Files
Delcourt_53291500_Weiser_38371600_2022.pdf
Open access - Adobe PDF
- 6.1 MB
Details
- Supervisors
- Faculty
- Degree label
- Abstract
- The thesis described in this document has been divided into two different parts. First, a deep research on the topic of attack trees to understand the theoretical background and the different ways to compute and analyse such structures. The second part of the thesis covers the creation of a tool to compute and analyse attack trees. The attack tree model owes its popularity thanks to two key ideas : its readability and its ability to cover a large domain of applications. The simple principle behind attack trees is to break down complex scenarios or systems into smaller interconnected scenarios that can be assessed and quantified more easily.
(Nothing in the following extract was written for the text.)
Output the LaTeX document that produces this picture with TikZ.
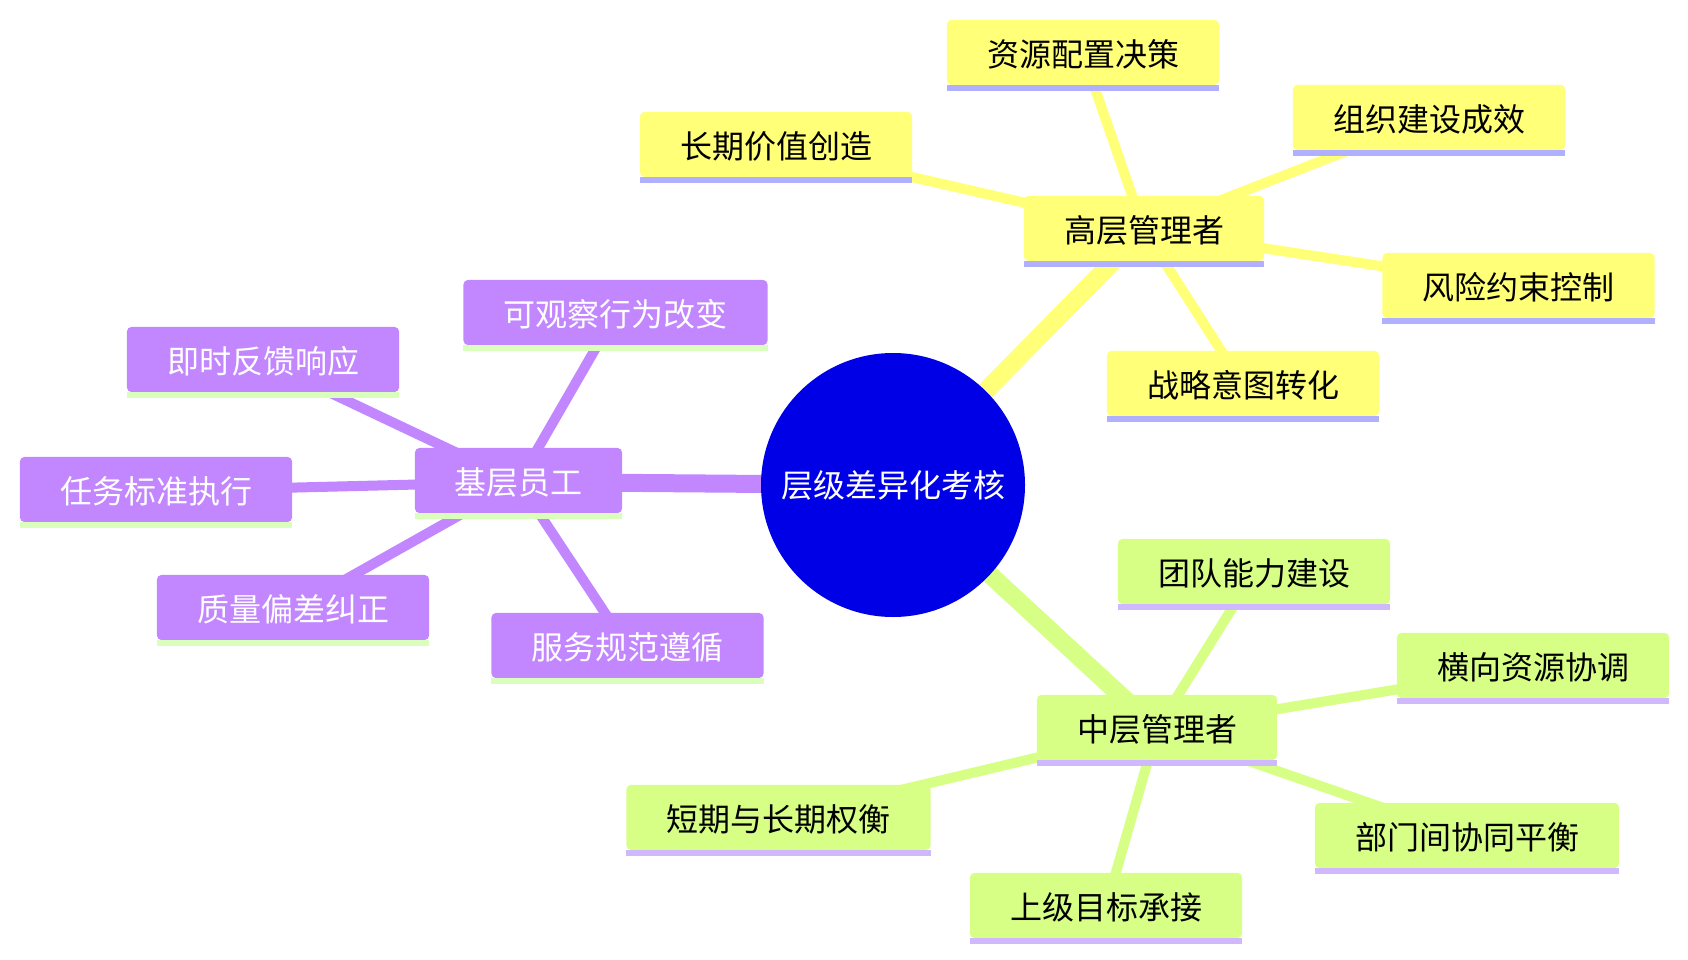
\documentclass[tikz,border=0pt]{standalone}
\usepackage{fontspec}
\newfontfamily\cjk{Noto Sans CJK SC}
\definecolor{ylw}{HTML}{FFFF78}
\definecolor{ylwul}{HTML}{B0B0FF}
\definecolor{grn}{HTML}{D7FF86}
\definecolor{grnul}{HTML}{D0B8FF}
\definecolor{ppl}{HTML}{C286FF}
\definecolor{pplul}{HTML}{DAFFBC}
\definecolor{ctr}{HTML}{0000E6}
\pgfdeclarelayer{bg}
\pgfdeclarelayer{fills}
\pgfsetlayers{bg,fills,main}
% name, x, y, width, section letter, text
\newcommand\mmnode[6]{%
  \node[box#5, minimum width=#4pt, yshift=-1.5pt] (#1) at (#2,#3) {#6};
  \begin{pgfonlayer}{fills}
  \fill[fill#5, rounded corners=5pt] ([yshift=1.5pt]#1.south west) rectangle ([yshift=1.5pt]#1.north east);
  \fill[ul#5] ([yshift=1.5pt]#1.south west) rectangle ([yshift=-4.5pt]#1.south east);
  \end{pgfonlayer}
}
\begin{document}
\begin{tikzpicture}[x=1pt,y=-1pt,
  box/.style={minimum height=65pt, inner sep=0pt, font=\cjk\fontsize{32}{32}\selectfont},
  boxy/.style={box, text=black},
  boxg/.style={box, text=black},
  boxp/.style={box, text=white},
  filly/.style={fill=ylw},
  fillg/.style={fill=grn},
  fillp/.style={fill=ppl},
  uly/.style={fill=ylwul},
  ulg/.style={fill=grnul},
  ulp/.style={fill=pplul},
  ezero/.style={line width=18pt},
  eone/.style={line width=10pt},
]
\useasboundingbox (0,0) rectangle (1688,960);
% centre
\node[circle, fill=ctr, minimum size=264pt, inner sep=0pt, text=white, font=\cjk\fontsize{32}{32}\selectfont] (c) at (893,485) {层级差异化考核};
% top section (yellow)
\mmnode{hi}{1144}{228.5}{240}{y}{高层管理者}
\mmnode{h1}{1083}{52.5}{272}{y}{资源配置决策}
\mmnode{h2}{1429}{117.5}{272}{y}{组织建设成效}
\mmnode{h3}{776}{144.5}{272}{y}{长期价值创造}
\mmnode{h4}{1518.5}{285.5}{272}{y}{风险约束控制}
\mmnode{h5}{1243}{383.5}{272}{y}{战略意图转化}
% left section (purple)
\mmnode{lo}{518.5}{480.5}{207}{p}{基层员工}
\mmnode{l1}{615.5}{312.5}{304}{p}{可观察行为改变}
\mmnode{l2}{263}{359.5}{272}{p}{即时反馈响应}
\mmnode{l3}{156}{489.5}{272}{p}{任务标准执行}
\mmnode{l4}{293}{607.5}{272}{p}{质量偏差纠正}
\mmnode{l5}{627.5}{645.5}{272}{p}{服务规范遵循}
% bottom section (green)
\mmnode{mi}{1157}{727.5}{240}{g}{中层管理者}
\mmnode{m1}{1254}{571.5}{272}{g}{团队能力建设}
\mmnode{m2}{1533}{665.5}{272}{g}{横向资源协调}
\mmnode{m3}{778.5}{817.5}{304}{g}{短期与长期权衡}
\mmnode{m4}{1467}{835.5}{304}{g}{部门间协同平衡}
\mmnode{m5}{1106}{905.5}{272}{g}{上级目标承接}
\begin{pgfonlayer}{bg}
\draw[ezero, ylw] (c.center) -- (hi.center);
\draw[ezero, ppl] (c.center) -- (lo.center);
\draw[ezero, grn] (c.center) -- (mi.center);
\foreach \n in {h1,h2,h3,h4,h5} \draw[eone, ylw] (hi.center) -- (\n.center);
\foreach \n in {l1,l2,l3,l4,l5} \draw[eone, ppl] (lo.center) -- (\n.center);
\foreach \n in {m1,m2,m3,m4,m5} \draw[eone, grn] (mi.center) -- (\n.center);
\end{pgfonlayer}
\end{tikzpicture}
\end{document}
On top of that, they are convenient to perform analysis to compute and classify the different attack traces of the system and determine the more efficient countermeasures. In the 1990s, different groups were developing modeling concepts called threat trees and threat logic trees. The term attack trees has been popularized in 1999 by a cryptographer and security expert named Bruce Schneider. Over the years, the model evolved through different researches proposing many formal semantics for attack trees. The attack tree model has also been expanded and mixed with defense tree models to create attack-defense tree with the addition of countermeasures. A wide overview of attack trees has been written by Kordy et al. in a Computer Science Review. System security against attacks is a major concern and sees a wide variety of application areas. Some documents relate the use of attack tree graphs to analyse the security of critical infrastructures in the electric sector, to classify ATM-related frauds or even assess vulnerabilities in SCADA systems. The recent trend uses the attack tree design models and enhances them with analysis methods like Bayesian networks, model checking, automata theory, SAT and SMT solver for constraint solving, ... This thesis uses a DAG-based attack tree model to assess attack risk and uses previously implemented SAT and SMT solvers to compute tree solutions with constraint programming. May this document be an additional use case of this model.